[The problem]
Your output is the lines from the first one to the one containing "(0,0) rectangle (14.78,7.88);", repeated exactly, with images left out.

[Information shown]
════════════════════

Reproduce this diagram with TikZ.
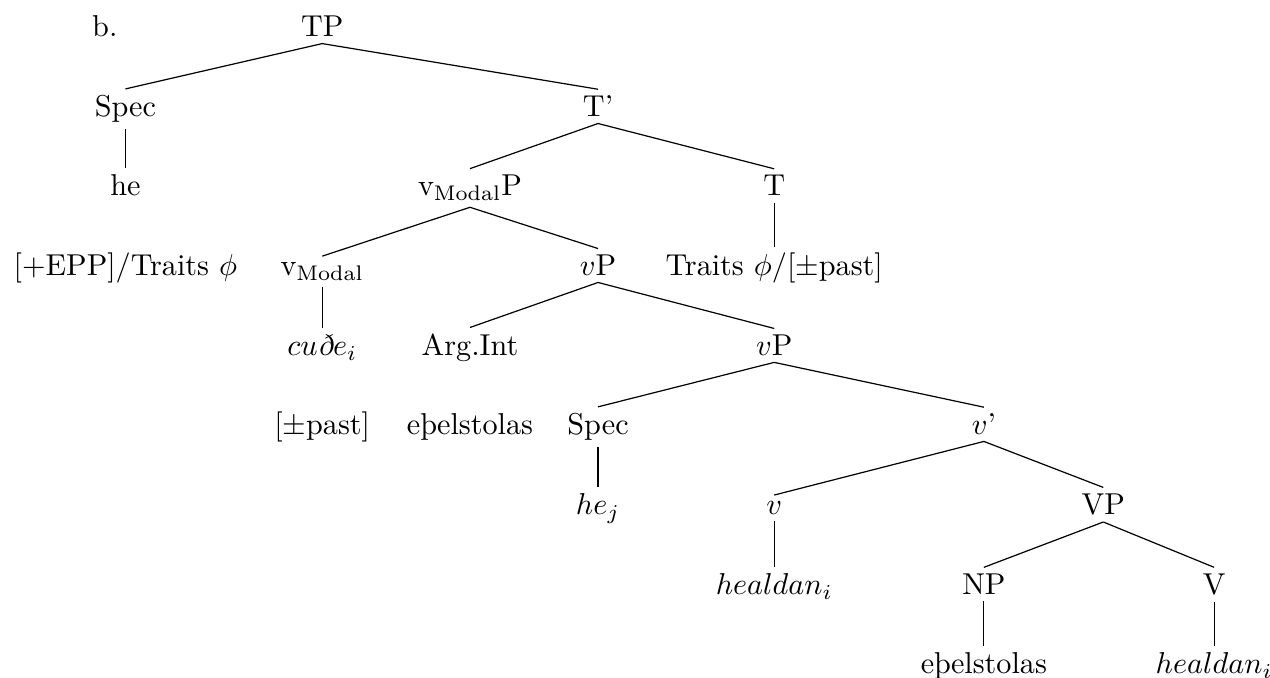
\documentclass[tikz,border=0pt]{standalone}
\usepackage{fontspec}
\usetikzlibrary{positioning}

\begin{document}
\begin{tikzpicture}[
            cat/.style={anchor=base, inner sep=2pt, font=\normalsize},
            branch/.style={thin, color=black}
        ]
            \useasboundingbox (0,0) rectangle (14.78,7.88);

            % Top of the tree
            \node[cat] (ex) at (1.22,7.45) {b.};
            \node[cat] (tp) at (3.75,7.45) {TP};
            \node[cat] (spec) at (1.46,6.52) {Spec};
            \node[cat] (tbar) at (6.96,6.52) {T'};
            \node[cat] (he) at (1.46,5.60) {he};
            \node[cat] (modp) at (5.47,5.60) {v$_{\mathrm{Modal}}$P};
            \node[cat] (t) at (9.01,5.60) {T};

            % Modal layer
            \node[cat] (epp) at (1.46,4.67) {[+EPP]/Traits $\phi$};
            \node[cat] (mod) at (3.75,4.67) {v$_{\mathrm{Modal}}$};
            \node[cat] (vp) at (6.96,4.67) {$v$P};
            \node[cat] (ttraits) at (9.01,4.67) {Traits $\phi$/[$\pm$past]};
            \node[cat] (cude) at (3.75,3.74) {$cu\textit{ð}e_i$};
            \node[cat] (argint) at (5.47,3.74) {Arg.Int};
            \node[cat] (vpp) at (9.01,3.74) {$v$P};
            \node[cat] (past) at (3.75,2.82) {[$\pm$past]};
            \node[cat] (obj) at (5.47,2.82) {eþelstolas};

            % Lower vP
            \node[cat] (specv) at (6.96,2.82) {Spec};
            \node[cat] (vbar) at (11.45,2.82) {$v$'};
            \node[cat] (hej) at (6.96,1.89) {$he_j$};
            \node[cat] (v) at (9.01,1.89) {$v$};
            \node[cat] (bigvp) at (12.84,1.89) {VP};
            \node[cat] (heal) at (9.01,0.96) {$healdan_i$};
            \node[cat] (np) at (11.45,0.96) {NP};
            \node[cat] (verb) at (14.13,0.96) {V};
            \node[cat] (npword) at (11.45,0.04) {eþelstolas};
            \node[cat] (vword) at (14.13,0.04) {$healdan_i$};

            % Branches
            \draw[branch] (tp.south) -- (spec.north);
            \draw[branch] (tp.south) -- (tbar.north);
            \draw[branch] (spec.south) -- (he.north);
            \draw[branch] (tbar.south) -- (modp.north);
            \draw[branch] (tbar.south) -- (t.north);
            \draw[branch] (t.south) -- (ttraits.north);
            \draw[branch] (modp.south) -- (mod.north);
            \draw[branch] (modp.south) -- (vp.north);
            \draw[branch] (mod.south) -- (cude.north);
            \draw[branch] (vp.south) -- (argint.north);
            \draw[branch] (vp.south) -- (vpp.north);
            \draw[branch] (vpp.south) -- (specv.north);
            \draw[branch] (vpp.south) -- (vbar.north);
            \draw[branch] (specv.south) -- (hej.north);
            \draw[branch] (vbar.south) -- (v.north);
            \draw[branch] (vbar.south) -- (bigvp.north);
            \draw[branch] (v.south) -- (heal.north);
            \draw[branch] (bigvp.south) -- (np.north);
            \draw[branch] (bigvp.south) -- (verb.north);
            \draw[branch] (np.south) -- (npword.north);
            \draw[branch] (verb.south) -- (vword.north);
        \end{tikzpicture}
\end{document}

════════════════════

[Task output]
Reproduce this diagram with TikZ.
\documentclass[tikz,border=0pt]{standalone}
\usepackage{fontspec}
\usetikzlibrary{positioning}

\begin{document}
\begin{tikzpicture}[
            cat/.style={anchor=base, inner sep=2pt, font=\normalsize},
            branch/.style={thin, color=black}
        ]
            \useasboundingbox (0,0) rectangle (14.78,7.88);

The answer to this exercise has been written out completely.